Horsham, PA —Remember those large, glowing Lucite store signs from the 50s? Today they're collected as nostalgic symbols of a past era.
Now think about the last time you were on an airplane, and peeked into the cockpit at the impossibly complex control panels, glowing with scores of dials and gauges. These two products seem no more closely related than the salamander and the dinosaur. But over the past half-century, one company has transitioned from making simple signs into custom-designing illuminated cockpit displays, mostly for military jets and helicopters.
Oppenheimer Precision Products Inc. supplies these control panels for everything from submarines to the M1-A1 Abrams tank. And when you ask how they've been able to transform themselves and stay atop this competitive market, their answer is simple—3D CAD.
"I think we're just scratching the surface of using 3D models," says George Fesmire, a project engineer at Oppenheimer. In more than a decade at the company, he has seen the design time needed to create a basic light plate fall from three weeks with paper blueprints, to 10 days with 2D CAD, and finally to a day and a half with 3D CAD.
He designs cockpit displays with all the bezels, dials, knobs, lights, and labels that a pilot needs to fly. The display boards are made of acrylic, polycarbonate, or aluminum, and range in size from a pressure gauge the size of a quarter to a 2 ft2 board on a battleship. But one thing is constant—a trend toward greater complexity, as more buttons and switches are crowded into limited space.
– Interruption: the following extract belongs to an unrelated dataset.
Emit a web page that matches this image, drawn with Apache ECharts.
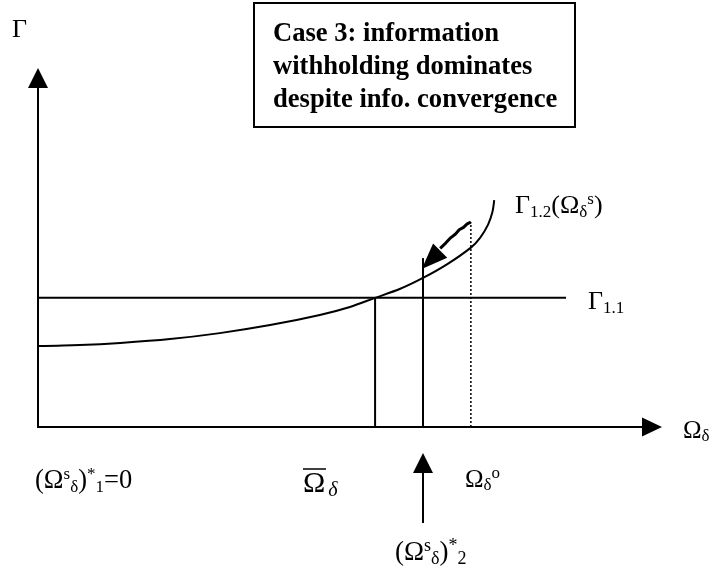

In fact, Oppenheimer had been using the Anvil 1000 2D CAD program since 1989, but eventually found they couldn't fit all the features on a flat diagram. The control panels are layered above circuit boards and lamps that run the displays, and they increasingly feature not just punch-holes but also 3D items like push-buttons, switches, and tiny awnings to prevent the light of each lamp from illuminating its neighbor.
So in the late 90s, Oppenheimer switched to Solid Edge, from Unigraphics Solutions. The extra dimension of 3D CAD allows them to better organize their space, and to generate countless drawings and perspectives from a single file, instead of redrawing them every time, Fesmire says.
But how about the fabled difficulty in graduating from 2D to 3D? The program's intuitive commands and the well-organized Mid-Atlantic Solid Edge User Group have enabled the Oppenheimer engineers to quickly learn the technical changes, he notes. But the conceptual process took a little longer.
"One of the hardest things in going from 2D to 3D is that you have to think differently," says Fesmire. "On paper or 2D CAD you want to make sure everything is perfect, but in Solid Edge, you can just sketch it down, and then plug in the numbers later."
After designing a control panel, the engineers create a custom circuit board with a program called P-CAD, by Accel Tech. Then they send the panel to MasterCam for CNC machining (the panels are machined in- house, but not the circuit boards).
Since the company's usual production run of these custom panels is a mere 10-50 units, 3D CAD allows the five-person engineering department to test each item before building it.
"It allows us to avoid last minute mistakes," Fesmire says. "It's almost like creating a prototype. The only thing we can't do with it is see if the lights work on the board, but I can imagine that will be available next."
In the race for better control panels, the former storefront sign makers don't need a road map to see that their path to engineering success is in 3D.